╭─ INFORMATION PROVIDED
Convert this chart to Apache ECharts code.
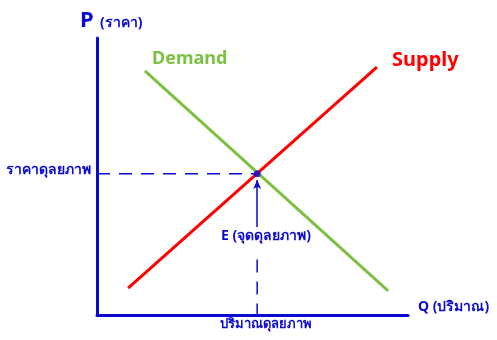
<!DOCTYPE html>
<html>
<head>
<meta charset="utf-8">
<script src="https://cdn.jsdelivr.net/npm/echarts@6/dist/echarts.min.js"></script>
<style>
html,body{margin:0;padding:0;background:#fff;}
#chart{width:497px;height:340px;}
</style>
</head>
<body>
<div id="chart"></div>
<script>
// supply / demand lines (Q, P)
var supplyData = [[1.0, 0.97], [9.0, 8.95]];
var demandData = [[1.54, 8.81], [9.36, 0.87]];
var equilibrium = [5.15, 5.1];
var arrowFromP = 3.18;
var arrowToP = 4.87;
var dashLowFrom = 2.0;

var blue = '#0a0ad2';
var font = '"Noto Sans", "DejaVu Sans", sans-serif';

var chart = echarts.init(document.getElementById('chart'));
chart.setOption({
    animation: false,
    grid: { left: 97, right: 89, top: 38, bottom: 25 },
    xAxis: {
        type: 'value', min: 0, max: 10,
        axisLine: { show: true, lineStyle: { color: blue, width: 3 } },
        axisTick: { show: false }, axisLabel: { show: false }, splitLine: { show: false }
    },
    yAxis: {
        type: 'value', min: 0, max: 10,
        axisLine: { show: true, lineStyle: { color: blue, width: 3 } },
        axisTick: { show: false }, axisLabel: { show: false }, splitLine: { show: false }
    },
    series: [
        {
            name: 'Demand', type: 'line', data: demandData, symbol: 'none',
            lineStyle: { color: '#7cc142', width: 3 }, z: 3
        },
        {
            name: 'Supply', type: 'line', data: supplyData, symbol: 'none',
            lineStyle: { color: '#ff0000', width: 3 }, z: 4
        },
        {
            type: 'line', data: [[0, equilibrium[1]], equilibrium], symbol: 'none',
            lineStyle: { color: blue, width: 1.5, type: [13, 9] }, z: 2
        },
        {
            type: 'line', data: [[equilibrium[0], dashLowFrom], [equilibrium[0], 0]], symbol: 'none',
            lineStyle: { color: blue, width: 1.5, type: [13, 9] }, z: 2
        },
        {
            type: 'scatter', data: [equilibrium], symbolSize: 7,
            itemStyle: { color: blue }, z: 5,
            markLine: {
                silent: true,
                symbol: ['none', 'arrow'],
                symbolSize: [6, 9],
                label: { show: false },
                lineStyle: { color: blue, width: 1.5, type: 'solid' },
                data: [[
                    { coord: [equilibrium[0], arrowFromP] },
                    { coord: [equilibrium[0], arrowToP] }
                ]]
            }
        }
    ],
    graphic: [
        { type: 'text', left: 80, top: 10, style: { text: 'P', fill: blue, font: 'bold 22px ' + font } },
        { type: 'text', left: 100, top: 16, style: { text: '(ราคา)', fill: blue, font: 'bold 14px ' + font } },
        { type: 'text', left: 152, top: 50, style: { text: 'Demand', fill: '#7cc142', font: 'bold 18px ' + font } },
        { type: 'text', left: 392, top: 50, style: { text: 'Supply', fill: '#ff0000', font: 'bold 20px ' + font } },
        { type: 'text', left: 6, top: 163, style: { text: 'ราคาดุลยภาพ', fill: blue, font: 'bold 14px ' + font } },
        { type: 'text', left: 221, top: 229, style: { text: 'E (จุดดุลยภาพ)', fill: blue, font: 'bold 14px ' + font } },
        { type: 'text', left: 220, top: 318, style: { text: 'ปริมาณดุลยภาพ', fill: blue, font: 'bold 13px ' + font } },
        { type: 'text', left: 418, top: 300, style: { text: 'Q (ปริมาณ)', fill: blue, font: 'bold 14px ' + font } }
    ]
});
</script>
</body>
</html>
╰─
WHAT IS REQUIRED: The data above needs to be retyped exactly, with the images left out.

PROBLEM SOLUTION:
Convert this chart to Apache ECharts code.
<!DOCTYPE html>
<html>
<head>
<meta charset="utf-8">
<script src="https://cdn.jsdelivr.net/npm/echarts@6/dist/echarts.min.js"></script>
<style>
html,body{margin:0;padding:0;background:#fff;}
#chart{width:497px;height:340px;}
</style>
</head>
<body>
<div id="chart"></div>
<script>
// supply / demand lines (Q, P)
var supplyData = [[1.0, 0.97], [9.0, 8.95]];
var demandData = [[1.54, 8.81], [9.36, 0.87]];
var equilibrium = [5.15, 5.1];
var arrowFromP = 3.18;
var arrowToP = 4.87;
var dashLowFrom = 2.0;

var blue = '#0a0ad2';
var font = '"Noto Sans", "DejaVu Sans", sans-serif';

var chart = echarts.init(document.getElementById('chart'));
chart.setOption({
    animation: false,
    grid: { left: 97, right: 89, top: 38, bottom: 25 },
    xAxis: {
        type: 'value', min: 0, max: 10,
        axisLine: { show: true, lineStyle: { color: blue, width: 3 } },
        axisTick: { show: false }, axisLabel: { show: false }, splitLine: { show: false }
    },
    yAxis: {
        type: 'value', min: 0, max: 10,
        axisLine: { show: true, lineStyle: { color: blue, width: 3 } },
        axisTick: { show: false }, axisLabel: { show: false }, splitLine: { show: false }
    },
    series: [
        {
            name: 'Demand', type: 'line', data: demandData, symbol: 'none',
            lineStyle: { color: '#7cc142', width: 3 }, z: 3
        },
        {
            name: 'Supply', type: 'line', data: supplyData, symbol: 'none',
            lineStyle: { color: '#ff0000', width: 3 }, z: 4
        },
        {
            type: 'line', data: [[0, equilibrium[1]], equilibrium], symbol: 'none',
            lineStyle: { color: blue, width: 1.5, type: [13, 9] }, z: 2
        },
        {
            type: 'line', data: [[equilibrium[0], dashLowFrom], [equilibrium[0], 0]], symbol: 'none',
            lineStyle: { color: blue, width: 1.5, type: [13, 9] }, z: 2
        },
        {
            type: 'scatter', data: [equilibrium], symbolSize: 7,
            itemStyle: { color: blue }, z: 5,
            markLine: {
                silent: true,
                symbol: ['none', 'arrow'],
                symbolSize: [6, 9],
                label: { show: false },
                lineStyle: { color: blue, width: 1.5, type: 'solid' },
                data: [[
                    { coord: [equilibrium[0], arrowFromP] },
                    { coord: [equilibrium[0], arrowToP] }
                ]]
            }
        }
    ],
    graphic: [
        { type: 'text', left: 80, top: 10, style: { text: 'P', fill: blue, font: 'bold 22px ' + font } },
        { type: 'text', left: 100, top: 16, style: { text: '(ราคา)', fill: blue, font: 'bold 14px ' + font } },
        { type: 'text', left: 152, top: 50, style: { text: 'Demand', fill: '#7cc142', font: 'bold 18px ' + font } },
        { type: 'text', left: 392, top: 50, style: { text: 'Supply', fill: '#ff0000', font: 'bold 20px ' + font } },
        { type: 'text', left: 6, top: 163, style: { text: 'ราคาดุลยภาพ', fill: blue, font: 'bold 14px ' + font } },
        { type: 'text', left: 221, top: 229, style: { text: 'E (จุดดุลยภาพ)', fill: blue, font: 'bold 14px ' + font } },
        { type: 'text', left: 220, top: 318, style: { text: 'ปริมาณดุลยภาพ', fill: blue, font: 'bold 13px ' + font } },
        { type: 'text', left: 418, top: 300, style: { text: 'Q (ปริมาณ)', fill: blue, font: 'bold 14px ' + font } }
    ]
});
</script>
</body>
</html>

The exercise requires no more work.